UAE Insurers Show Signs Of Recovery, But Regulatory Changes Create Uncertainty


rating-directListed insurers in the United Arab Emirates (UAE) made a comeback in the first half of 2016, reporting aggregate profits both on an underwriting basis and a net income basis, after reporting aggregate losses in 2015. This is against a backdrop of sizable economic pressures in the Gulf Cooperation Countries (GCC), with global oil prices hovering between $30 and $60 per barrel, leading to fiscal pressures, slower economic growth, and volatile stock markets. The UAE is vulnerable to many of these factors, resulting in our reduced forecasts for GDP growth in the coming years.

However, this slowdown has not been a barrier to the expansion of the local insurance market, as it continues on its growth trend with support from the Dubai Compulsory Health Insurance Scheme.

Following in the footsteps of Abu Dhabi, which introduced mandatory health insurance for all residents several years ago, Dubai completed its own three-stage roll-out of health cover in June 2016. In aggregate, the UAE health insurance sector has seen a major boom since 2013, with medical premium growth averaging 30% over this period.

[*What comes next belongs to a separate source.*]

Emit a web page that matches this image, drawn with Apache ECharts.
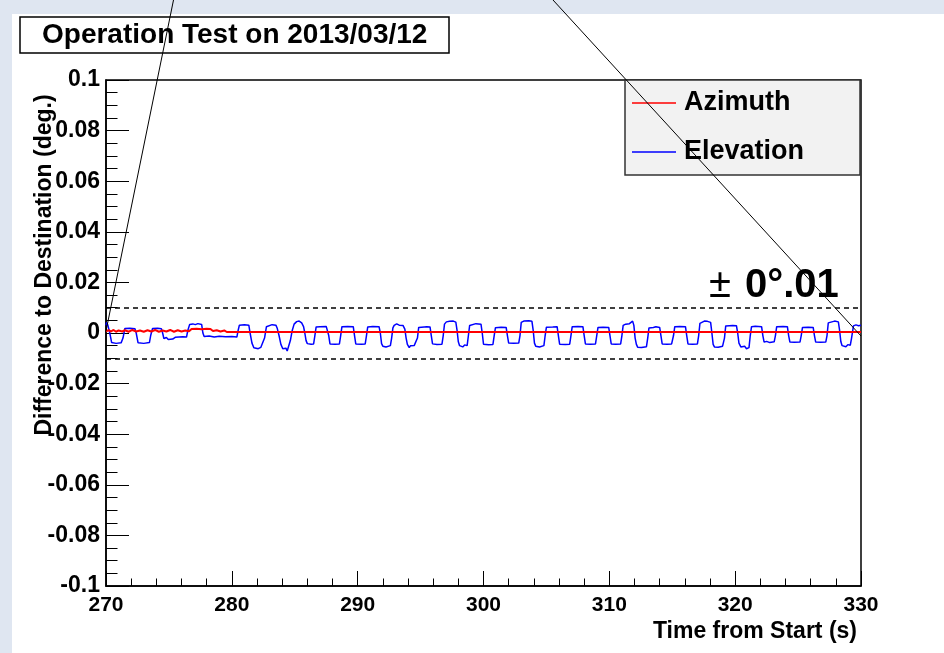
<!DOCTYPE html>
<html>
<head>
<meta charset="utf-8">
<script src="https://cdn.jsdelivr.net/npm/echarts@6/dist/echarts.min.js"></script>
<style>
html,body{margin:0;padding:0;background:#dfe6f1;}
#c{width:944px;height:653px;}
</style>
</head>
<body>
<div id="c"></div>
<script>
var titleText = 'Operation Test on 2013/03/12';
var seriesNames = ['Azimuth', 'Elevation'];
var xTicks = [270, 280, 290, 300, 310, 320, 330];
var yTicks = [-0.1, -0.08, -0.06, -0.04, -0.02, 0, 0.02, 0.04, 0.06, 0.08, 0.1];
var toleranceLevels = [0.01, -0.01];

var azimuth = [
[270.0,0.0007],[270.2,0.0011],[270.4,0.0006],[270.6,0.0012],[270.8,0.0005],[271.0,0.001],[271.3,0.0006],[271.5,0.0011],
[271.8,0.0005],[272.1,0.0012],[272.4,0.0006],[272.7,0.001],[273.0,0.0005],[273.3,0.0011],[273.6,0.0006],[273.9,0.0012],
[274.2,0.0005],[274.5,0.001],[274.8,0.0006],[275.1,0.0012],[275.4,0.0005],[275.7,0.0011],[276.0,0.0006],[276.3,0.001],
[276.6,0.0007],[276.8,0.0016],[277.2,0.0017],[277.6,0.0015],[278.0,0.0017],[278.3,0.0016],[278.5,0.0008],[278.8,0.0011],
[279.1,0.0006],[279.4,0.001],[279.6,0.0004],[318.95,0.0004],[319.0,0.0009],[319.05,0.0004],[328.25,0.0004],[328.3,0.0009],
[328.35,0.0004],[330.0,0.0004]
];

var elevation = [
[270.0,0.003],[270.05,0.0042],[270.15,0.003],[270.3,0.0],[270.45,-0.0038],[270.8,-0.0041],[271.2,-0.0039],[271.35,-0.002],
[271.5,0.0018],[271.9,0.0019],[272.3,0.0017],[272.4,0.0],[272.55,-0.0039],[273.0,-0.0041],[273.45,-0.0038],[273.55,-0.001],
[273.7,0.0018],[274.1,0.0019],[274.4,0.0017],[274.5,0.0],[274.6,-0.0022],[274.7,-0.0028],[274.8,-0.0018],[274.95,-0.0026],
[275.1,-0.002],[275.3,-0.0024],[275.5,-0.0017],[275.8,-0.0016],[276.1,-0.0015],[276.4,-0.0016],[276.5,0.001],[276.65,0.0034],
[276.9,0.0036],[277.1,0.0033],[277.3,0.0037],[277.6,0.0034],[277.7,0.0],[277.8,-0.0014],[278.2,-0.0012],[278.6,-0.0016],
[279.0,-0.0013],[279.5,-0.0015],[280.0,-0.0014],[280.4,-0.0016],[280.5,0.001],[280.6,0.0031],[281.0,0.0033],[281.35,0.0031],
[281.45,0.0],[281.6,-0.004],[281.75,-0.0058],[281.9,-0.0055],[282.1,-0.0062],[282.3,-0.0057],[282.45,-0.0058],
[282.6,-0.002],[282.75,0.0025],[282.9,0.003],[283.2,0.0033],[283.5,0.0031],[283.6,0.002],[283.75,-0.001],[283.9,-0.0045],
[284.05,-0.0062],[284.2,-0.0068],[284.3,-0.006],[284.4,-0.0071],[284.5,-0.0064],
[284.65,-0.003],[284.8,0.001],[284.95,0.0035],[285.15,0.0045],[285.35,0.0047],[285.55,0.004],[285.7,0.0025],[285.8,0.0],
[285.9,-0.003],[286.0,-0.0042],[286.3,-0.0044],[286.5,-0.0043],
[286.6,-0.001],[286.7,0.0024],[287.0,0.0025],[287.5,0.0026],[287.6,0.0024],[287.7,-0.001],[287.8,-0.0043],[288.2,-0.0044],[288.55,-0.0043],
[288.65,-0.001],[288.75,0.0025],[289.2,0.0026],[289.65,0.0025],[289.75,-0.001],[289.85,-0.0043],[290.3,-0.0044],[290.6,-0.0043],
[290.7,-0.001],[290.8,0.0024],[291.2,0.0026],[291.7,0.0025],[291.8,0.0],[291.9,-0.0042],[292.0,-0.0052],[292.1,-0.0046],
[292.25,-0.0055],[292.4,-0.0048],[292.6,-0.005],
[292.7,-0.002],[292.8,0.002],[292.9,0.003],[293.1,0.0036],[293.3,0.0031],[293.6,0.003],[293.75,0.0015],[293.85,-0.002],
[293.95,-0.0045],[294.1,-0.0058],[294.2,-0.005],[294.35,-0.0056],[294.5,-0.0049],[294.65,-0.0052],
[294.75,-0.002],[294.85,0.0022],[295.0,0.0026],[295.5,0.0025],[295.75,0.0024],[295.85,-0.001],[295.95,-0.0043],[296.3,-0.0045],[296.7,-0.0044],
[296.8,-0.001],[296.9,0.0035],[297.05,0.0044],[297.3,0.0046],[297.6,0.0047],[297.8,0.0043],[297.9,0.001],[298.0,-0.0035],
[298.1,-0.005],[298.2,-0.0044],[298.35,-0.0055],[298.5,-0.0047],[298.7,-0.005],
[298.8,-0.001],[298.9,0.003],[299.05,0.0036],[299.4,0.0037],[299.8,0.0035],[299.9,0.0],[300.0,-0.0044],[300.4,-0.0046],[300.75,-0.0045],
[300.85,-0.001],[300.95,0.0021],[301.4,0.0023],[301.8,0.0022],[301.9,-0.001],[302.0,-0.004],[302.4,-0.0041],[302.8,-0.004],
[302.9,-0.001],[303.0,0.0042],[303.2,0.0047],[303.6,0.0048],[303.85,0.0046],[303.95,0.001],[304.05,-0.004],[304.15,-0.0052],
[304.3,-0.0046],[304.45,-0.0055],[304.6,-0.0048],[304.8,-0.005],
[304.9,-0.001],[305.0,0.0023],[305.15,0.0026],[305.5,0.0024],[305.85,0.0025],[305.95,-0.001],[306.05,-0.0044],[306.5,-0.0045],[306.85,-0.0044],
[306.95,-0.001],[307.05,0.0025],[307.5,0.0026],[307.9,0.0025],[308.0,-0.001],[308.1,-0.0043],[308.5,-0.0044],[308.9,-0.0043],
[309.0,-0.001],[309.1,0.0022],[309.5,0.0023],[309.95,0.0022],[310.05,-0.001],[310.15,-0.0043],[310.5,-0.0044],[310.9,-0.0043],
[311.0,-0.001],[311.1,0.003],[311.3,0.0035],[311.6,0.0037],[311.85,0.0047],[311.95,0.003],[312.05,-0.002],[312.15,-0.0045],
[312.25,-0.0056],[312.4,-0.005],[312.55,-0.0057],[312.7,-0.0052],[312.95,-0.0054],
[313.05,-0.002],[313.15,0.002],[313.3,0.0024],[313.5,0.0022],[313.7,0.0025],[314.0,0.0022],[314.1,-0.001],[314.2,-0.0043],[314.6,-0.0044],[314.95,-0.0043],
[315.1,-0.001],[315.2,0.0025],[315.6,0.0026],[316.05,0.0025],[316.15,-0.001],[316.25,-0.0043],[316.6,-0.0044],[317.0,-0.0043],
[317.1,-0.001],[317.2,0.0038],[317.35,0.0042],[317.55,0.0047],[317.8,0.0046],[318.05,0.0042],[318.15,0.0],[318.25,-0.0045],
[318.35,-0.0055],[318.5,-0.0048],[318.65,-0.0056],[318.8,-0.0049],[319.0,-0.0052],
[319.15,-0.002],[319.25,0.0028],[319.4,0.0031],[319.8,0.003],[320.1,0.0029],[320.2,0.0],[320.3,-0.004],[320.45,-0.0055],
[320.6,-0.006],[320.75,-0.0052],[320.9,-0.0062],[321.1,-0.0058],
[321.2,-0.001],[321.3,0.0025],[321.6,0.0027],[322.1,0.0025],[322.2,-0.001],[322.3,-0.0036],[322.5,-0.0033],[322.75,-0.0038],[323.1,-0.0035],
[323.2,-0.001],[323.3,0.0025],[323.8,0.0026],[324.15,0.0025],[324.25,-0.001],[324.35,-0.0036],[324.7,-0.0037],[325.15,-0.0036],
[325.25,-0.001],[325.35,0.0022],[325.8,0.0023],[326.2,0.0022],[326.3,-0.001],[326.4,-0.0036],[326.8,-0.0037],[327.2,-0.0036],
[327.3,-0.001],[327.4,0.004],[327.55,0.0046],[327.9,0.0047],[328.2,0.0044],[328.3,0.001],[328.4,-0.0035],[328.5,-0.005],
[328.65,-0.0043],[328.8,-0.0054],[328.95,-0.0046],[329.15,-0.0048],
[329.25,-0.002],[329.4,0.0028],[329.6,0.0032],[329.8,0.0029],[330.0,0.0031]
];

var FONT = 'Liberation Sans';
var chart = echarts.init(document.getElementById('c'), null, {renderer: 'canvas'});

var option = {
  animation: false,
  backgroundColor: '#dfe6f1',
  title: {
    text: titleText,
    left: 20, top: 17,
    padding: [4, 22, 4, 22],
    borderColor: '#000', borderWidth: 1.5,
    backgroundColor: '#fff',
    textStyle: {fontFamily: FONT, fontWeight: 'bold', fontSize: 28, color: '#000', lineHeight: 28}
  },
  legend: {
    orient: 'vertical',
    left: 632, top: 88,
    icon: 'rect',
    itemWidth: 44, itemHeight: 1.5, itemGap: 19,
    padding: 0,
    data: seriesNames,
    textStyle: {fontFamily: FONT, fontWeight: 'bold', fontSize: 27, color: '#000', lineHeight: 30, padding: [0, 0, 0, 3]}
  },
  grid: {
    left: 106, top: 80, right: 83, bottom: 67,
    show: true, borderColor: '#000', borderWidth: 1.5, backgroundColor: 'transparent'
  },
  xAxis: {
    type: 'value', min: xTicks[0], max: xTicks[xTicks.length - 1], interval: 10,
    axisLine: {show: true, onZero: false, lineStyle: {color: '#000', width: 1.5}},
    axisTick: {show: true, inside: true, length: 15, lineStyle: {color: '#000', width: 1}},
    minorTick: {show: true, splitNumber: 5, length: 7.5, lineStyle: {color: '#000', width: 1}},
    splitLine: {show: false},
    axisLabel: {fontFamily: FONT, fontWeight: 'bold', fontSize: 21, color: '#000', margin: 9},
    name: 'Time from Start (s)',
    nameLocation: 'end', nameGap: -4,
    nameTextStyle: {fontFamily: FONT, fontWeight: 'bold', fontSize: 23, color: '#000', align: 'right', verticalAlign: 'top', padding: [34, 0, 0, 0]}
  },
  yAxis: {
    type: 'value', min: yTicks[0], max: yTicks[yTicks.length - 1], interval: 0.02,
    axisLine: {show: true, onZero: false, lineStyle: {color: '#000', width: 1.5}},
    axisTick: {show: true, inside: true, length: 23, lineStyle: {color: '#000', width: 1}},
    minorTick: {show: true, splitNumber: 4, length: 11.5, lineStyle: {color: '#000', width: 1}},
    splitLine: {show: false},
    axisLabel: {fontFamily: FONT, fontWeight: 'bold', fontSize: 23, color: '#000', margin: 6,
      formatter: function (v) { return String(Math.round(v * 1000) / 1000); }}
  },
  graphic: [
    {type: 'rect', z: -100, shape: {x: 12, y: 14, width: 932, height: 639}, style: {fill: '#fff'}, silent: true},
    {type: 'rect', z: 1, shape: {x: 625, y: 80, width: 235, height: 95}, style: {fill: '#f2f2f2', stroke: '#333', lineWidth: 1.5}, silent: true},
    {type: 'text', z: 10, x: 45, y: 265, rotation: Math.PI / 2, silent: true,
      style: {text: 'Difference to Destination (deg.)', fontFamily: FONT, fontWeight: 'bold', fontSize: 23, fill: '#000', align: 'center', verticalAlign: 'middle'}},
    {type: 'text', z: 10, x: 709, y: 286, silent: true,
      style: {text: '{a|±}{b|0°.01}', verticalAlign: 'middle', align: 'left',
        rich: {a: {fontFamily: FONT, fontSize: 40, fill: '#000', fontWeight: 'normal', padding: [0, 14, 0, 0]},
               b: {fontFamily: FONT, fontSize: 40, fill: '#000', fontWeight: 'bold'}}}},
    {type: 'line', z: 100, silent: true, shape: {x1: 173.5, y1: 0, x2: 106, y2: 331}, style: {stroke: '#000', lineWidth: 1}},
    {type: 'line', z: 100, silent: true, shape: {x1: 553, y1: 0, x2: 861, y2: 336}, style: {stroke: '#000', lineWidth: 1}}
  ],
  series: [
    {
      name: seriesNames[1], type: 'line', data: elevation, showSymbol: false, symbol: 'none',
      lineStyle: {color: '#0000ff', width: 1.5}, itemStyle: {color: '#0000ff'}, z: 3,
      markLine: {
        silent: true, symbol: ['none', 'none'], label: {show: false},
        lineStyle: {color: '#000', type: [5, 4], width: 1.5},
        data: toleranceLevels.map(function (v) { return {yAxis: v}; })
      }
    },
    {
      name: seriesNames[0], type: 'line', data: azimuth, showSymbol: false, symbol: 'none',
      lineStyle: {color: '#ff0000', width: 2}, itemStyle: {color: '#ff0000'}, z: 4
    }
  ]
};
chart.setOption(option);
</script>
</body>
</html>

However, considering that more than 90% of medical premiums in UAE are generated within the emirates of Abu Dhabi and Dubai combined, and both emirates have now completed their medical insurance projects, we believe it will become increasingly difficult for insurers to continue this pace of premium growth, unless they find innovative ideas to diversify into newer business lines.

There are currently 60 insurance companies in the UAE, out of which 29 are listed on one of the two stock exchanges (ADX and DFM). Listed insurers control almost half of the total UAE market premiums.


  • Listed insurers in the UAE experienced strong premium growth in the first six months of 2016.
  • The overall market has returned to profit, both on an underwriting basis and a net income basis, after posting losses in the 2015.
  • While growth in technical reserves is keeping pace with the premium growth, there is a potential weakening of insurers’ capital adequacy.
  • Continuous regulatory developments keep insurers on their toes and inculcate discipline, but continue to bring uncertainty.
  • Despite the challenging operating environment, our ratings outlook on seven out of eight UAE listed insurers remains stable, reflecting their strong capital adequacy.